Hatfield appealed his conviction, claiming that the collages he created did not meet the definition of child pornography under Utah law.

In the ruling, the Utah Supreme Court said the law “unambiguously requires the depiction of an act of sexually explicit conduct that in reality occurred or a depiction of simulated sexually explicit conduct that an average person would perceive as something that appears to have occurred.”

In a graphic ruling, Justice John Pearce said the Court reviewed the scrapbook. Some images did withstand the legal scrutiny and Hatfield’s convictions were upheld. Others, did not.
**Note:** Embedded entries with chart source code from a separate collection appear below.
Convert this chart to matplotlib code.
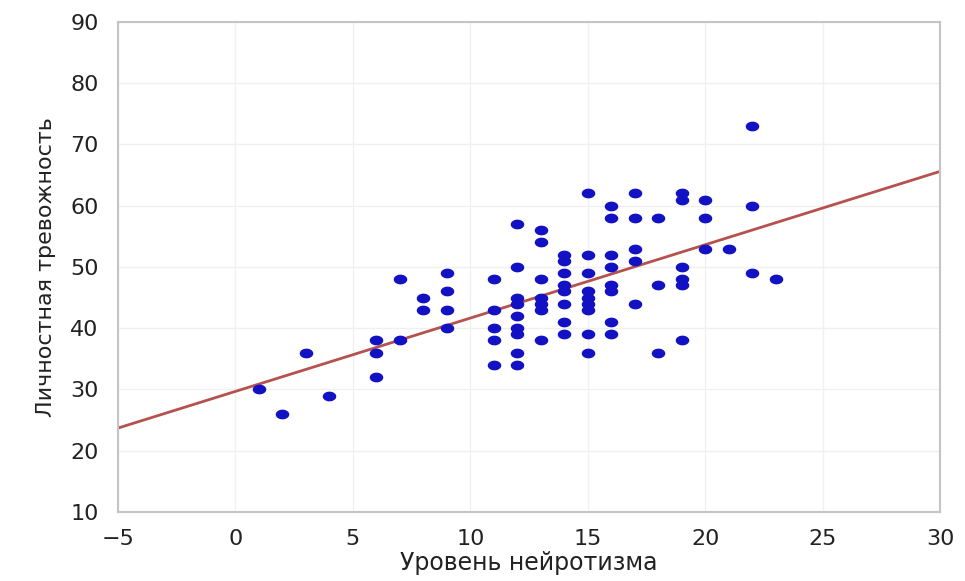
import numpy as np
import matplotlib
matplotlib.use("Agg")
import matplotlib.pyplot as plt
from matplotlib.path import Path

# neuroticism level (x) and trait anxiety (y)
neuro = [1, 2, 3, 4,
         6, 6, 6,
         7, 7,
         8, 8,
         9, 9, 9, 9,
         11, 11, 11, 11, 11,
         12, 12, 12, 12, 12, 12, 12, 12, 12,
         13, 13, 13, 13, 13, 13, 13,
         14, 14, 14, 14, 14, 14, 14, 14,
         15, 15, 15, 15, 15, 15, 15, 15, 15,
         16, 16, 16, 16, 16, 16, 16, 16,
         17, 17, 17, 17, 17,
         18, 18, 18,
         19, 19, 19, 19, 19, 19,
         20, 20, 20,
         21,
         22, 22, 22,
         23]
anxiety = [30, 26, 36, 29,
           38, 36, 32,
           48, 38,
           45, 43,
           49, 46, 43, 40,
           48, 43, 40, 38, 34,
           57, 50, 45, 44, 42, 40, 39, 36, 34,
           56, 54, 48, 45, 44, 43, 38,
           52, 51, 49, 47, 46, 44, 41, 39,
           62, 52, 49, 46, 45, 44, 43, 39, 36,
           60, 58, 52, 50, 47, 46, 41, 39,
           62, 58, 53, 51, 44,
           58, 47, 36,
           62, 61, 50, 48, 47, 38,
           61, 58, 53,
           53,
           73, 60, 49,
           48]

# trend line end points
line_x = [-5, 30]
line_y = [23.7, 65.6]

xticks = [-5, 0, 5, 10, 15, 20, 25, 30]
yticks = [10, 20, 30, 40, 50, 60, 70, 80, 90]

fig = plt.figure(figsize=(9.65, 5.81), dpi=100)
ax = fig.add_axes([0.1223, 0.1188, 0.8518, 0.8434])

t = np.linspace(0, 2 * np.pi, 40)
ell = Path(np.column_stack([np.cos(t), 0.72 * np.sin(t)]))

ax.plot(line_x, line_y, color="#b5524f", lw=2, zorder=2)
ax.scatter(neuro, anxiety, marker=ell, s=95, color="#1212c4", lw=0, zorder=3)

ax.set_xlim(-5, 30)
ax.set_ylim(10, 90)
ax.set_xticks(xticks)
ax.set_yticks(yticks)
ax.grid(True, color="#f0f0f0", lw=1)
ax.set_axisbelow(True)
for s in ax.spines.values():
    s.set_color("#c4c4c4")
    s.set_linewidth(1.5)
ax.tick_params(axis="x", length=0, labelsize=16, colors="#222222", pad=12)
ax.tick_params(axis="y", length=0, labelsize=16, colors="#222222", pad=14)

ax.set_xlabel("Уровень нейротизма", fontsize=17, color="#222222", labelpad=2)
ax.set_ylabel("Личностная тревожность", fontsize=16, color="#222222", labelpad=10)

fig.savefig("out.png", dpi=100)
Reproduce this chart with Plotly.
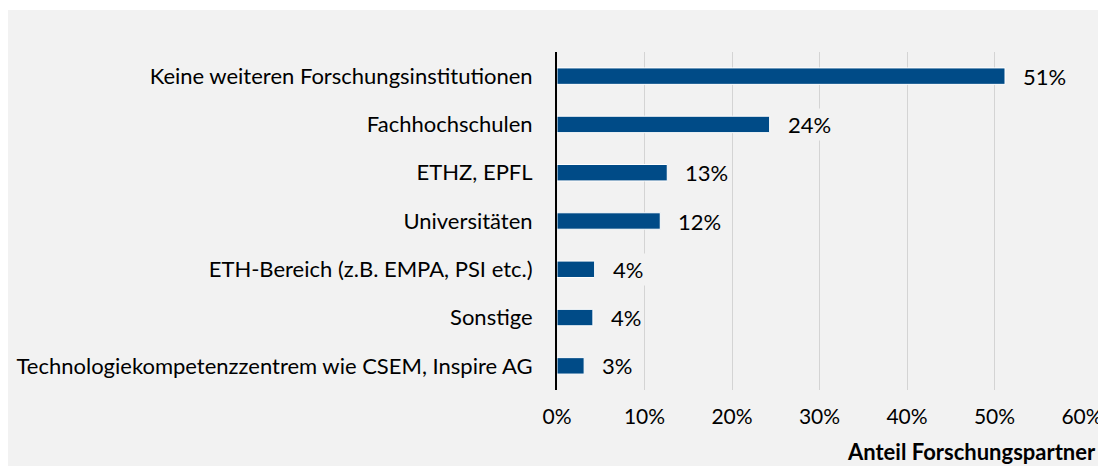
import plotly.graph_objects as go

categories = [
    "Keine weiteren Forschungsinstitutionen",
    "Fachhochschulen",
    "ETHZ, EPFL",
    "Universitäten",
    "ETH-Bereich (z.B. EMPA, PSI etc.)",
    "Sonstige",
    "Technologiekompetenzzentrem wie CSEM, Inspire AG",
]
values = [0.512, 0.243, 0.126, 0.118, 0.043, 0.041, 0.031]
labels = ["51%", "24%", "13%", "12%", "4%", "4%", "3%"]
x_ticks = [0, 0.1, 0.2, 0.3, 0.4, 0.5, 0.6]
x_tick_text = ["0%", "10%", "20%", "30%", "40%", "50%", "60%"]
axis_title = "Anteil Forschungspartner"

FONT = "Lato"
FS = 22
BG = "#f2f2f2"
BAR = "#004b87"

# page has an 8px body margin; figure is sized to fit the window
W, H = 1098, 458
L, R, T, B = 549, 24, 44, 76
plot_h = H - T - B
plot_w = W - L - R

fig = go.Figure()
fig.add_trace(go.Bar(
    x=values, y=categories, orientation="h",
    marker=dict(color=BAR, line=dict(color="white", width=1)),
    width=0.34, hoverinfo="skip",
))

for v, c, t in zip(values, categories, labels):
    fig.add_annotation(
        x=v, y=c, text=t, showarrow=False, xanchor="left", xshift=15,
        bgcolor=BG, borderpad=2,
        font=dict(family=FONT, size=FS, color="#000000"),
    )

fig.add_annotation(
    xref="paper", yref="paper", x=1, xshift=16, xanchor="right",
    y=-(443 - (H - B)) / plot_h, yanchor="middle",
    text="<b>" + axis_title + "</b>", showarrow=False,
    font=dict(family=FONT, size=FS, color="#000000"),
)

# thin white strip along the top edge
fig.add_shape(type="rect", xref="paper", yref="paper",
              x0=-L / plot_w - 0.1, x1=(W - L) / plot_w + 0.1,
              y0=1 + (T - 2) / plot_h, y1=1 + T / plot_h + 0.1,
              fillcolor="white", line=dict(width=0), layer="below")

fig.update_layout(
    width=W, height=H, autosize=False,
    margin=dict(l=L, r=R, t=T, b=B, pad=0, autoexpand=False),
    paper_bgcolor=BG, plot_bgcolor=BG,
    showlegend=False,
    font=dict(family=FONT, size=FS, color="#000000"),
    xaxis=dict(
        range=[0, 0.6], tickvals=x_ticks, ticktext=x_tick_text,
        showgrid=True, gridcolor="#d4d4d4", gridwidth=1,
        zeroline=False, showline=False, ticks="", automargin=False,
        ticklabelstandoff=12, fixedrange=True,
        tickfont=dict(family=FONT, size=21, color="#000000"),
    ),
    yaxis=dict(
        categoryorder="array", categoryarray=categories[::-1],
        autorange=False, range=[-0.5, 6.5], automargin=False,
        showline=True, linecolor="#000000", linewidth=2,
        showgrid=False, ticks="", ticklabelstandoff=18, fixedrange=True,
        tickfont=dict(family=FONT, size=FS, color="#000000"),
    ),
)

fig.write_html("out.html")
“These images do not meet the Act’s definition of simulated sexually explicit conduct because they do not duplicate the appearance of an actual act of sexually explicit conduct,” Justice Pearce wrote.

Hatfield is currently serving a one-to-15 year sentence in prison. At his sentencing, his defense attorney blamed some of the activity on Asperger’s syndrome and said he resorted to the sexual activity to cope with social anxiety.